### What the exercise asks
Retype the lines beneath this one, from the first through the line containing "from matplotlib.ticker import". Pictures are left out.
========================================================================
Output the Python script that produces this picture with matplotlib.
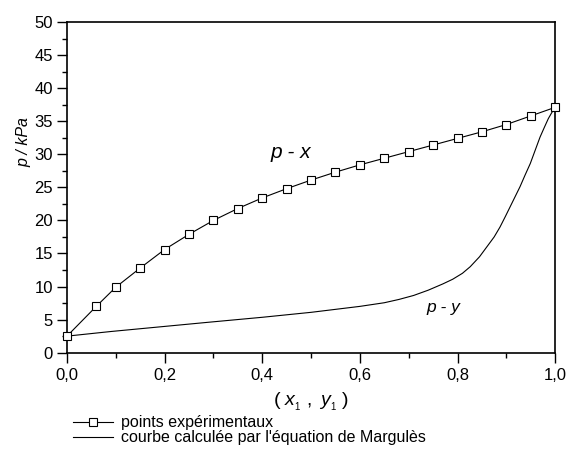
import matplotlib
matplotlib.use("Agg")
import matplotlib.pyplot as plt
from matplotlib.ticker import MultipleLocator, FuncFormatter

plt.rcParams["font.family"] = "Liberation Sans"
plt.rcParams["mathtext.fontset"] = "custom"
plt.rcParams["mathtext.rm"] = "Liberation Sans"
plt.rcParams["mathtext.it"] = "Liberation Sans:italic"

# experimental bubble points (liquid composition x1, pressure kPa)
x_exp = [0.0, 0.06, 0.10, 0.15, 0.20, 0.25, 0.30, 0.35, 0.40, 0.45, 0.50,
         0.55, 0.60, 0.65, 0.70, 0.75, 0.80, 0.85, 0.90, 0.95, 1.0]
p_exp = [2.5, 7.0, 9.9, 12.8, 15.6, 17.9, 20.0, 21.8, 23.4, 24.8, 26.1,
         27.3, 28.4, 29.4, 30.4, 31.4, 32.4, 33.4, 34.5, 35.8, 37.1]

# dew curve from the Margules model (vapour composition y1, pressure kPa)
y_calc = [0.0, 0.09, 0.19, 0.29, 0.40, 0.50, 0.60, 0.65, 0.68, 0.71, 0.74,
          0.77, 0.79, 0.81, 0.826, 0.845, 0.86, 0.875, 0.887, 0.898, 0.908,
          0.918, 0.928, 0.938, 0.949, 0.959, 0.969, 0.978, 0.986, 0.993, 1.0]
p_calc = [2.5, 3.2, 3.9, 4.6, 5.35, 6.1, 7.0, 7.55, 8.05, 8.65, 9.45,
          10.4, 11.1, 12.0, 13.0, 14.5, 16.0, 17.5, 19.0, 20.6, 22.1,
          23.6, 25.1, 26.8, 28.6, 30.6, 32.6, 34.1, 35.4, 36.3, 37.1]

fig = plt.figure(figsize=(5.7, 4.54), dpi=100)
ax = fig.add_axes([0.1175, 0.2232, 0.8565, 0.7283])

ax.plot(x_exp, p_exp, color="black", lw=0.8, marker="s", ms=5.2,
        mfc="white", mec="black", mew=0.8, clip_on=False, zorder=3,
        label="points expérimentaux")
ax.plot(y_calc, p_calc, color="black", lw=0.8, clip_on=False,
        label="courbe calculée par l'équation de Margulès")

ax.text(0.459, 30.2, "p - x", style="italic", fontsize=15,
        ha="center", va="center")
ax.text(0.771, 6.8, "p - y", style="italic", fontsize=12.5,
        ha="center", va="center")

ax.set_xlim(0, 1)
ax.set_ylim(0, 50)
ax.xaxis.set_major_locator(MultipleLocator(0.2))
ax.xaxis.set_minor_locator(MultipleLocator(0.1))
ax.yaxis.set_major_locator(MultipleLocator(5))
ax.yaxis.set_minor_locator(MultipleLocator(2.5))
ax.xaxis.set_major_formatter(FuncFormatter(lambda v, _: f"{v:.1f}".replace(".", ",")))

ax.tick_params(which="major", direction="out", length=7, width=1.0,
               labelsize=12, pad=3)
ax.tick_params(axis="x", which="major", pad=4)
ax.tick_params(which="minor", direction="out", length=3.5, width=1.0)
for s in ax.spines.values():
    s.set_linewidth(1.2)

ax.set_ylabel("p / kPa", style="italic", fontsize=11.5)
ax.yaxis.set_label_coords(-0.072, 0.637)
ax.set_xlabel(r"$(\ x_{_1}\ ,\ y_{_1}\ )$", fontsize=14, labelpad=6)

ax.legend(loc="upper left", bbox_to_anchor=(0.012, -0.19), frameon=False,
          fontsize=11.5, handlelength=2.5, handletextpad=0.5,
          labelspacing=0.0, borderaxespad=0, borderpad=0.0)

fig.savefig("out.png", dpi=100)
========================================================================
### The result
Output the Python script that produces this picture with matplotlib.
import matplotlib
matplotlib.use("Agg")
import matplotlib.pyplot as plt
from matplotlib.ticker import MultipleLocator, FuncFormatter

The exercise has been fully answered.